▶ **Task goal**
Begin at the first line of the data and copy each line through the one containing "minimum width=311pt, minimum", that line included, with no pictures.

▶ **Material provided**
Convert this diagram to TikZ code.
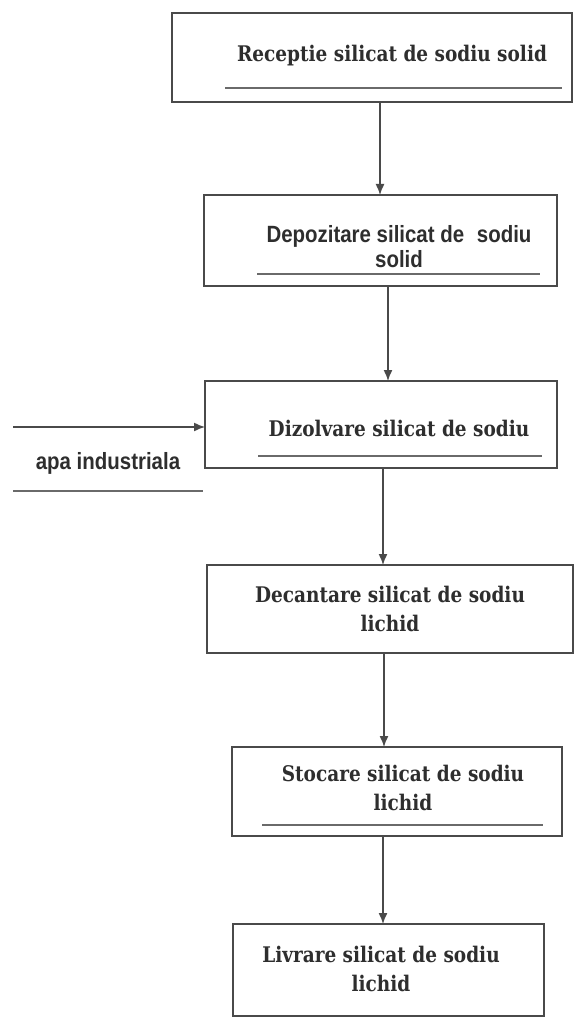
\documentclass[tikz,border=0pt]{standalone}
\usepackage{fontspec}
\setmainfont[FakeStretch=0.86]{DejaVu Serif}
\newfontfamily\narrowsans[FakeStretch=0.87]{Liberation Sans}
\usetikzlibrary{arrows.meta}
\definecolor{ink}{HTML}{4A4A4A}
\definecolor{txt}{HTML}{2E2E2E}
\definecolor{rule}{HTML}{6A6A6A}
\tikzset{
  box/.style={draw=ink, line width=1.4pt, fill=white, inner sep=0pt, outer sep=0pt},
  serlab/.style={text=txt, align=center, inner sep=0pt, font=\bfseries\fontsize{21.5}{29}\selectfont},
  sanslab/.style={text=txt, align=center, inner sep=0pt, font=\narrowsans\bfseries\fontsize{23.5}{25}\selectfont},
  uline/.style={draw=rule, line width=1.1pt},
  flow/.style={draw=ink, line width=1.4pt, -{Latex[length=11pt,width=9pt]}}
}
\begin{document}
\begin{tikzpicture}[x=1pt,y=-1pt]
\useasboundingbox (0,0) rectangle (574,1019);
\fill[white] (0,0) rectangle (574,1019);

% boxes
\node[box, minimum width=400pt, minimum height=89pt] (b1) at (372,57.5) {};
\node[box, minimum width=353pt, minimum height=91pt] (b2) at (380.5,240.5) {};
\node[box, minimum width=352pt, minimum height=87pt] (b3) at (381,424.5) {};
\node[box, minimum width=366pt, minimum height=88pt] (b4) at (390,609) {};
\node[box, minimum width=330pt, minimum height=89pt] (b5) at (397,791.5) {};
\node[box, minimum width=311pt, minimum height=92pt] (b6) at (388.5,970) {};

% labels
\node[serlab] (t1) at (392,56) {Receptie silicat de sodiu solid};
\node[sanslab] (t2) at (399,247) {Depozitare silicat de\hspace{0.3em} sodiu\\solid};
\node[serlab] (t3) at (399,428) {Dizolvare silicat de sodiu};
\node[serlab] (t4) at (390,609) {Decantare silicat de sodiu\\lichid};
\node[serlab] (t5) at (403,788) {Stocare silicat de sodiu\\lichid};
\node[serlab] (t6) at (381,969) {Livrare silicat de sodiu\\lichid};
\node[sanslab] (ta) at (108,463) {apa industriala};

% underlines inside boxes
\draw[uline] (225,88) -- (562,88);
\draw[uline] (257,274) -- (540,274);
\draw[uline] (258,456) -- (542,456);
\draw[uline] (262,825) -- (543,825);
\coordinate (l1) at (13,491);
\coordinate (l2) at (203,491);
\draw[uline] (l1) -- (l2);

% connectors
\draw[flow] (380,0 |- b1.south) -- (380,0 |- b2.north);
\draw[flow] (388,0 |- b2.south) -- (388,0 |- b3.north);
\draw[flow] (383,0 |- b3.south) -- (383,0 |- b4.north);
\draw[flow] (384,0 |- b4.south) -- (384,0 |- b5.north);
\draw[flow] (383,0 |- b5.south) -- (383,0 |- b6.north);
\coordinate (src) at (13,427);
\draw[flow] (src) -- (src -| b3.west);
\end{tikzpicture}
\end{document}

▶ **Finished answer**
Convert this diagram to TikZ code.
\documentclass[tikz,border=0pt]{standalone}
\usepackage{fontspec}
\setmainfont[FakeStretch=0.86]{DejaVu Serif}
\newfontfamily\narrowsans[FakeStretch=0.87]{Liberation Sans}
\usetikzlibrary{arrows.meta}
\definecolor{ink}{HTML}{4A4A4A}
\definecolor{txt}{HTML}{2E2E2E}
\definecolor{rule}{HTML}{6A6A6A}
\tikzset{
  box/.style={draw=ink, line width=1.4pt, fill=white, inner sep=0pt, outer sep=0pt},
  serlab/.style={text=txt, align=center, inner sep=0pt, font=\bfseries\fontsize{21.5}{29}\selectfont},
  sanslab/.style={text=txt, align=center, inner sep=0pt, font=\narrowsans\bfseries\fontsize{23.5}{25}\selectfont},
  uline/.style={draw=rule, line width=1.1pt},
  flow/.style={draw=ink, line width=1.4pt, -{Latex[length=11pt,width=9pt]}}
}
\begin{document}
\begin{tikzpicture}[x=1pt,y=-1pt]
\useasboundingbox (0,0) rectangle (574,1019);
\fill[white] (0,0) rectangle (574,1019);

% boxes
\node[box, minimum width=400pt, minimum height=89pt] (b1) at (372,57.5) {};
\node[box, minimum width=353pt, minimum height=91pt] (b2) at (380.5,240.5) {};
\node[box, minimum width=352pt, minimum height=87pt] (b3) at (381,424.5) {};
\node[box, minimum width=366pt, minimum height=88pt] (b4) at (390,609) {};
\node[box, minimum width=330pt, minimum height=89pt] (b5) at (397,791.5) {};
\node[box, minimum width=311pt, minimum height=92pt] (b6) at (388.5,970) {};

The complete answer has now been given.